Write out the full listing exactly as given, minus the images.

⟨

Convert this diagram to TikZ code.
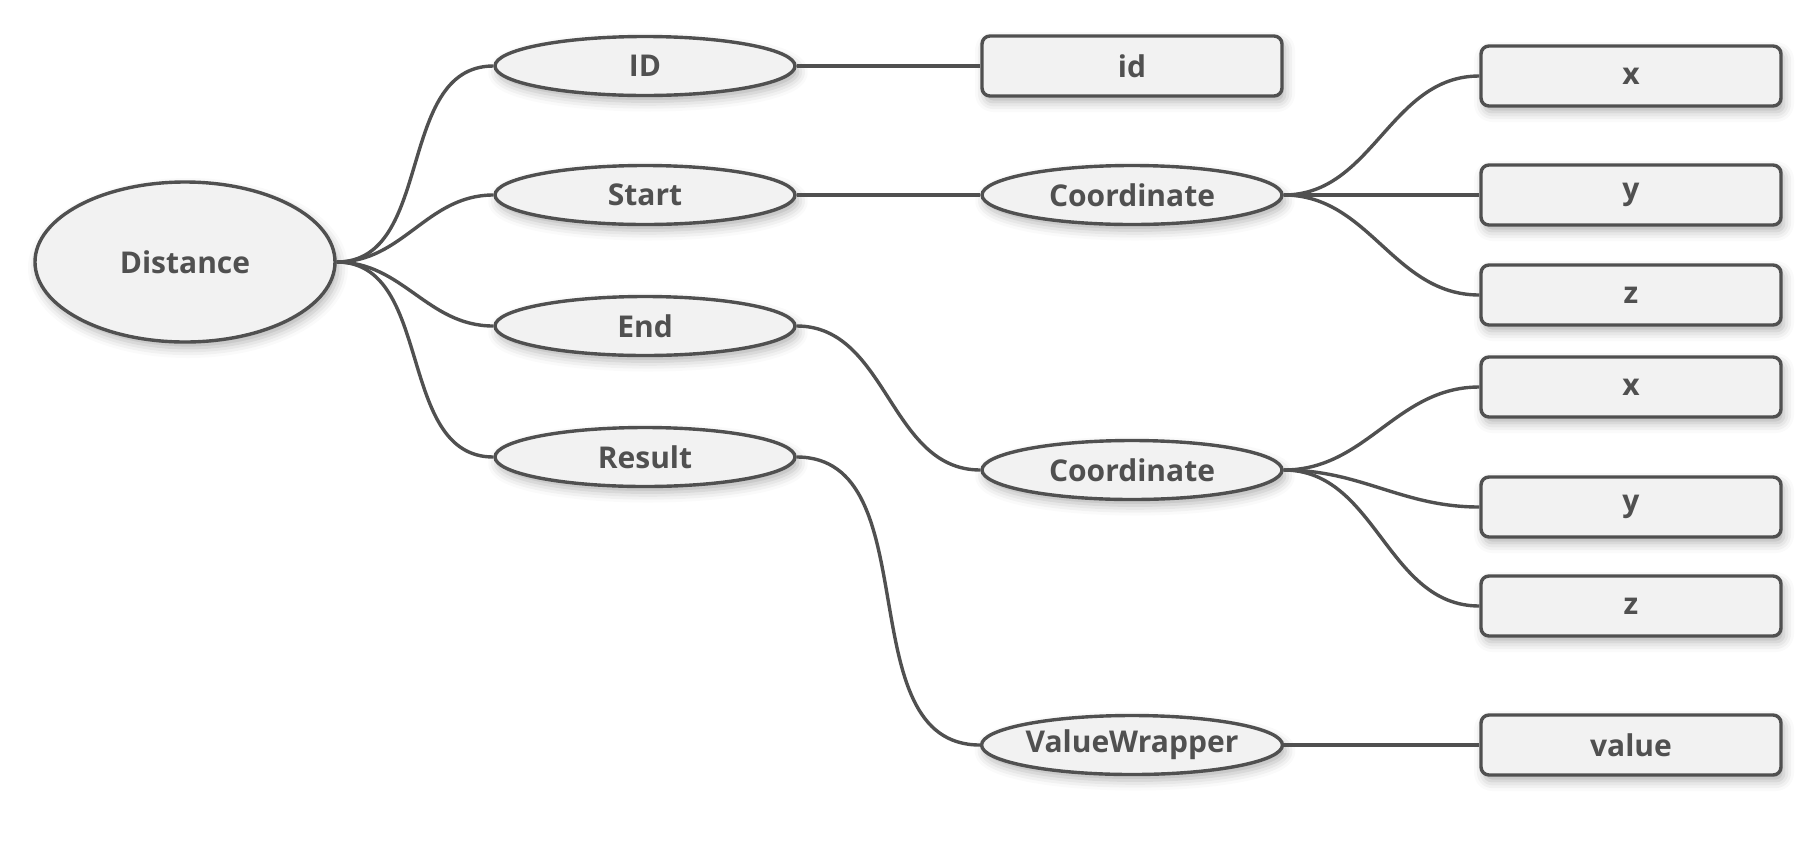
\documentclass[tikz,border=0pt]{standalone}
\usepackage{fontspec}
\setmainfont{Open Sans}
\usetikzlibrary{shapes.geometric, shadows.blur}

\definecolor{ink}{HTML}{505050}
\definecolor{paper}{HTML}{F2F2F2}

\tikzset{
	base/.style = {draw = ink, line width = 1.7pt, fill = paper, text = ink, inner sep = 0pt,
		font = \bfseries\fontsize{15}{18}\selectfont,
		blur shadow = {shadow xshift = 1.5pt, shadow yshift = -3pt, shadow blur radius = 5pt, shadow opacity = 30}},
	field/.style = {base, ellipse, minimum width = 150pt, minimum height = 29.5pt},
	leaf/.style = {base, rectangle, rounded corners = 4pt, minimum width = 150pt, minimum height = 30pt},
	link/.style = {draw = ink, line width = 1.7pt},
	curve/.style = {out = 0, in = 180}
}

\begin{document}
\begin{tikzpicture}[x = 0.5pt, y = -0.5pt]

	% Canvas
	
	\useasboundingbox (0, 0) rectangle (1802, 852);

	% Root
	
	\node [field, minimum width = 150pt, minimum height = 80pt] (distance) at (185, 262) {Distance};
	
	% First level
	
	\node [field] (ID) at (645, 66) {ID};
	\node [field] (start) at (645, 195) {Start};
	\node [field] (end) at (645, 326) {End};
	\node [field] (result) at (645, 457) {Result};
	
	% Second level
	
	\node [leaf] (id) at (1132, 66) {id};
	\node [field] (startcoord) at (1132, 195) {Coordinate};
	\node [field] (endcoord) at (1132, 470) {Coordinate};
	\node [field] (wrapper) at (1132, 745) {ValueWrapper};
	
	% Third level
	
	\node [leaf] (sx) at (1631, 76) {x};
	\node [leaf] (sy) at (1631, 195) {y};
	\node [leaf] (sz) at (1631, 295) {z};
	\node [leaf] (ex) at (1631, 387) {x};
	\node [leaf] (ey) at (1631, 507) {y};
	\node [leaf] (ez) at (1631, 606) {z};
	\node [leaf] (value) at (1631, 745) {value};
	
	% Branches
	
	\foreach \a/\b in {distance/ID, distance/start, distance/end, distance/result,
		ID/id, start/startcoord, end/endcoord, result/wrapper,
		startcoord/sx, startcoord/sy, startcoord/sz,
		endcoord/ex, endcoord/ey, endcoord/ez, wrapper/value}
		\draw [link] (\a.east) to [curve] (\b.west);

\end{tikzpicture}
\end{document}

⟩

• [OUTPUT BELOW]:
Convert this diagram to TikZ code.
\documentclass[tikz,border=0pt]{standalone}
\usepackage{fontspec}
\setmainfont{Open Sans}
\usetikzlibrary{shapes.geometric, shadows.blur}

\definecolor{ink}{HTML}{505050}
\definecolor{paper}{HTML}{F2F2F2}

\tikzset{
	base/.style = {draw = ink, line width = 1.7pt, fill = paper, text = ink, inner sep = 0pt,
		font = \bfseries\fontsize{15}{18}\selectfont,
		blur shadow = {shadow xshift = 1.5pt, shadow yshift = -3pt, shadow blur radius = 5pt, shadow opacity = 30}},
	field/.style = {base, ellipse, minimum width = 150pt, minimum height = 29.5pt},
	leaf/.style = {base, rectangle, rounded corners = 4pt, minimum width = 150pt, minimum height = 30pt},
	link/.style = {draw = ink, line width = 1.7pt},
	curve/.style = {out = 0, in = 180}
}

\begin{document}
\begin{tikzpicture}[x = 0.5pt, y = -0.5pt]

	% Canvas
	
	\useasboundingbox (0, 0) rectangle (1802, 852);

	% Root
	
	\node [field, minimum width = 150pt, minimum height = 80pt] (distance) at (185, 262) {Distance};
	
	% First level
	
	\node [field] (ID) at (645, 66) {ID};
	\node [field] (start) at (645, 195) {Start};
	\node [field] (end) at (645, 326) {End};
	\node [field] (result) at (645, 457) {Result};
	
	% Second level
	
	\node [leaf] (id) at (1132, 66) {id};
	\node [field] (startcoord) at (1132, 195) {Coordinate};
	\node [field] (endcoord) at (1132, 470) {Coordinate};
	\node [field] (wrapper) at (1132, 745) {ValueWrapper};
	
	% Third level
	
	\node [leaf] (sx) at (1631, 76) {x};
	\node [leaf] (sy) at (1631, 195) {y};
	\node [leaf] (sz) at (1631, 295) {z};
	\node [leaf] (ex) at (1631, 387) {x};
	\node [leaf] (ey) at (1631, 507) {y};
	\node [leaf] (ez) at (1631, 606) {z};
	\node [leaf] (value) at (1631, 745) {value};
	
	% Branches
	
	\foreach \a/\b in {distance/ID, distance/start, distance/end, distance/result,
		ID/id, start/startcoord, end/endcoord, result/wrapper,
		startcoord/sx, startcoord/sy, startcoord/sz,
		endcoord/ex, endcoord/ey, endcoord/ez, wrapper/value}
		\draw [link] (\a.east) to [curve] (\b.west);

\end{tikzpicture}
\end{document}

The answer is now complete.